Research requires a certain comfort with uncertainty—your ideas aren’t guaranteed to work. You accept this tension and attempt to mitigate it, but its presence is inherent to the scientific method. You may spend weeks or even months developing a hypothesis that ultimately doesn’t yield the result you expected or need.
Several recent tweets from Ryan Singer1, designer at 37signals, got me thinking about this. Here’s what he had to say:
Knowing your tools so well that you can quickly build and mock ideas lowers the opportunity cost of trying things out. If you can design but you can’t code, or you code slowly, the opportunity cost of mocking an idea is an order of magnitude higher. —@rjs [tweet 1 / tweet 2]
Granted, he’s talking about UI design, but the application to science is obvious:
- The better you know your tools, the faster you prototype the idea.
- The faster you prototype the idea, the faster you evaluate your hypothesis.
- The faster you test your hypothesis, the faster you iterate and improve the idea.

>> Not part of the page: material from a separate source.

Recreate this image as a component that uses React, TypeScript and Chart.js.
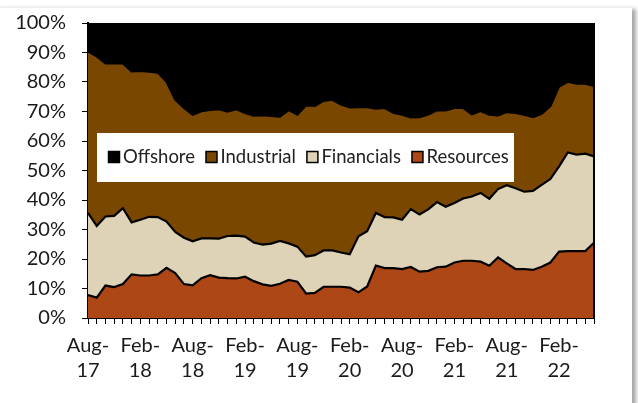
import React, { useEffect, useRef } from "react";
import { Chart, registerables } from "chart.js";

Chart.register(...registerables);

const months = [
  "Aug-17", "Sep-17", "Oct-17", "Nov-17", "Dec-17",
  "Jan-18", "Feb-18", "Mar-18", "Apr-18", "May-18", "Jun-18", "Jul-18", "Aug-18", "Sep-18", "Oct-18", "Nov-18", "Dec-18",
  "Jan-19", "Feb-19", "Mar-19", "Apr-19", "May-19", "Jun-19", "Jul-19", "Aug-19", "Sep-19", "Oct-19", "Nov-19", "Dec-19",
  "Jan-20", "Feb-20", "Mar-20", "Apr-20", "May-20", "Jun-20", "Jul-20", "Aug-20", "Sep-20", "Oct-20", "Nov-20", "Dec-20",
  "Jan-21", "Feb-21", "Mar-21", "Apr-21", "May-21", "Jun-21", "Jul-21", "Aug-21", "Sep-21", "Oct-21", "Nov-21", "Dec-21",
  "Jan-22", "Feb-22", "Mar-22", "Apr-22", "May-22", "Jun-22",
];

const resources = [
  7.8, 6.9, 11.0, 10.5, 11.5, 14.8, 14.4, 14.4, 14.8, 17.0, 15.2, 11.5, 11.1, 13.5, 14.5, 13.7, 13.5, 13.4, 14.0, 12.5,
  11.4, 10.9, 11.6, 12.9, 12.3, 8.3, 8.5, 10.6, 10.6, 10.6, 10.3, 8.7, 10.7, 17.8, 16.9, 16.9, 16.6, 17.3, 15.7, 16.0,
  17.2, 17.4, 18.8, 19.4, 19.4, 19.1, 17.7, 20.5, 18.5, 16.6, 16.6, 16.3, 17.4, 18.8, 22.5, 22.7, 22.7, 22.7, 25.5,
];

const financials = [
  27.8, 24.3, 23.4, 24.1, 25.7, 17.6, 18.9, 19.9, 19.4, 15.7, 14.0, 15.7, 14.9, 13.5, 12.5, 13.2, 14.3, 14.5, 13.6, 13.1,
  13.5, 14.3, 14.5, 12.4, 11.9, 12.5, 12.8, 12.3, 12.3, 11.6, 11.3, 19.0, 18.7, 17.8, 17.3, 17.2, 16.7, 19.6, 19.4, 20.8,
  22.1, 20.3, 20.2, 21.1, 21.8, 23.3, 22.7, 23.2, 26.5, 27.4, 26.2, 26.8, 27.7, 28.3, 28.9, 33.4, 32.7, 33.0, 29.3,
];

const industrial = [
  54.7, 57.5, 51.9, 51.7, 49.1, 51.2, 50.5, 49.2, 49.0, 47.4, 44.8, 44.0, 42.9, 43.1, 43.5, 43.9, 42.2, 42.9, 41.9, 43.0,
  43.9, 43.3, 42.2, 45.2, 44.7, 51.3, 50.6, 50.7, 51.1, 50.2, 49.8, 43.8, 42.1, 35.4, 37.0, 35.5, 35.6, 31.1, 33.0, 32.2,
  31.1, 32.7, 32.2, 30.7, 27.9, 27.8, 28.5, 25.0, 24.8, 25.5, 26.1, 25.0, 24.1, 24.7, 27.1, 24.0, 24.0, 23.7, 23.9,
];

const offshore = [
  9.7, 11.3, 13.7, 13.7, 13.7, 16.4, 16.2, 16.5, 16.8, 19.9, 26.0, 28.8, 31.1, 29.9, 29.5, 29.2, 30.0, 29.2, 30.5, 31.4,
  31.2, 31.5, 31.7, 29.5, 31.1, 27.9, 28.1, 26.4, 26.0, 27.6, 28.6, 28.5, 28.5, 29.0, 28.8, 30.4, 31.1, 32.0, 31.9, 31.0,
  29.6, 29.6, 28.8, 28.8, 30.9, 29.8, 31.1, 31.3, 30.2, 30.5, 31.1, 31.9, 30.8, 28.2, 21.5, 19.9, 20.6, 20.6, 21.3,
];

const seriesNames = ["Resources", "Financials", "Industrial", "Offshore"];
const seriesColors = ["#AD4716", "#DFD3B7", "#7A4700", "#000000"];
const yTicks = [0, 10, 20, 30, 40, 50, 60, 70, 80, 90, 100];

const FONT = "Lato, 'Open Sans', sans-serif";

const legendPlugin = {
  id: "insideLegend",
  afterDatasetsDraw(chart: any) {
    const ctx = chart.ctx;
    const a = chart.chartArea;
    ctx.save();
    // plot border (right edge)
    ctx.strokeStyle = "#000";
    ctx.lineWidth = 2;
    ctx.beginPath();
    ctx.moveTo(a.right, a.top);
    ctx.lineTo(a.right, a.bottom);
    ctx.stroke();

    const bx = a.left + 9;
    const by = a.top + 110;
    ctx.fillStyle = "#fff";
    ctx.fillRect(bx, by, 417, 49);
    ctx.font = "18.5px " + FONT;
    ctx.textBaseline = "alphabetic";
    let x = bx + 11.5;
    const order = [3, 2, 1, 0];
    for (const i of order) {
      ctx.fillStyle = seriesColors[i];
      ctx.fillRect(x, by + 18.5, 11, 11);
      ctx.strokeStyle = "#000";
      ctx.lineWidth = 1.5;
      ctx.strokeRect(x, by + 18.5, 11, 11);
      ctx.fillStyle = "#222";
      const tx = x + 14.5;
      ctx.fillText(seriesNames[i], tx, by + 29.5);
      x = tx + ctx.measureText(seriesNames[i]).width + 11;
    }
    ctx.restore();
  },
};

export default function App() {
  const ref = useRef<HTMLCanvasElement | null>(null);

  useEffect(() => {
    if (!ref.current) return;
    const values = [resources, financials, industrial, offshore];
    const chart = new Chart(ref.current, {
      type: "line",
      data: {
        labels: months,
        datasets: values.map((d, i) => ({
          label: seriesNames[i],
          data: d,
          backgroundColor: seriesColors[i],
          borderColor: "#000",
          borderWidth: 2.2,
          pointRadius: 0,
          tension: 0,
          fill: i === 0 ? "origin" : "-1",
        })),
      },
      options: {
        responsive: false,
        animation: false,
        layout: { padding: { top: 23, right: 38, left: 0, bottom: 0 } },
        plugins: {
          legend: { display: false },
          tooltip: { enabled: false },
        },
        scales: {
          x: {
            type: "category",
            offset: false,
            grid: { drawOnChartArea: false, drawTicks: true, tickLength: 6, color: "#000", lineWidth: 1 },
            border: { display: true, color: "#000", width: 2 },
            ticks: {
              autoSkip: false,
              maxRotation: 0,
              minRotation: 0,
              padding: 9,
              color: "#1a1a1a",
              font: { family: FONT, size: 20, lineHeight: 1.25 },
              callback: (_v: any, idx: number) => {
                const lab = months[idx];
                return idx % 6 === 0 ? [lab.slice(0, 4), lab.slice(4)] : "";
              },
            },
            afterFit: (s: any) => {
              s.height = 85;
              s.paddingLeft = 0;
              s.paddingRight = 0;
            },
          },
          y: {
            stacked: true,
            min: 0,
            max: 100,
            afterBuildTicks: (s: any) => {
              s.ticks = yTicks.map((v) => ({ value: v }));
            },
            grid: { drawOnChartArea: false, drawTicks: true, tickLength: 6, color: "#000", lineWidth: 1 },
            border: { display: true, color: "#000", width: 2 },
            ticks: {
              padding: 16,
              color: "#1a1a1a",
              font: { family: FONT, size: 20 },
              callback: (v: any) => v + "%",
            },
            afterFit: (s: any) => {
              s.width = 88;
              s.paddingTop = 0;
              s.paddingBottom = 0;
            },
          },
        },
      },
      plugins: [legendPlugin],
    });
    return () => chart.destroy();
  }, []);

  return (
    <div style={{ position: "fixed", left: 0, top: 0, width: 638, height: 403, background: "#fff", overflow: "hidden" }}>
      <div
        style={{
          position: "absolute",
          left: -6,
          top: 7,
          width: 638,
          height: 410,
          background: "#fff",
          borderTop: "1px solid #eeeeee",
          boxShadow: "4px 2px 4px rgba(0,0,0,0.35)",
        }}
      />
      <canvas ref={ref} width={632} height={403} style={{ position: "absolute", left: 0, top: 0, width: 632, height: 403 }} />
    </div>
  );
}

With everything on your plate in grad school, it can be hard to devote the necessary time to mastering a tool, whether we’re talking about a serious text editor, programming language, simulation framework, etc. But this mastery affords you the opportunity to later develop and test ideas with complete concentration on the actual research question—all without the transaction cost of constantly digging through manuals.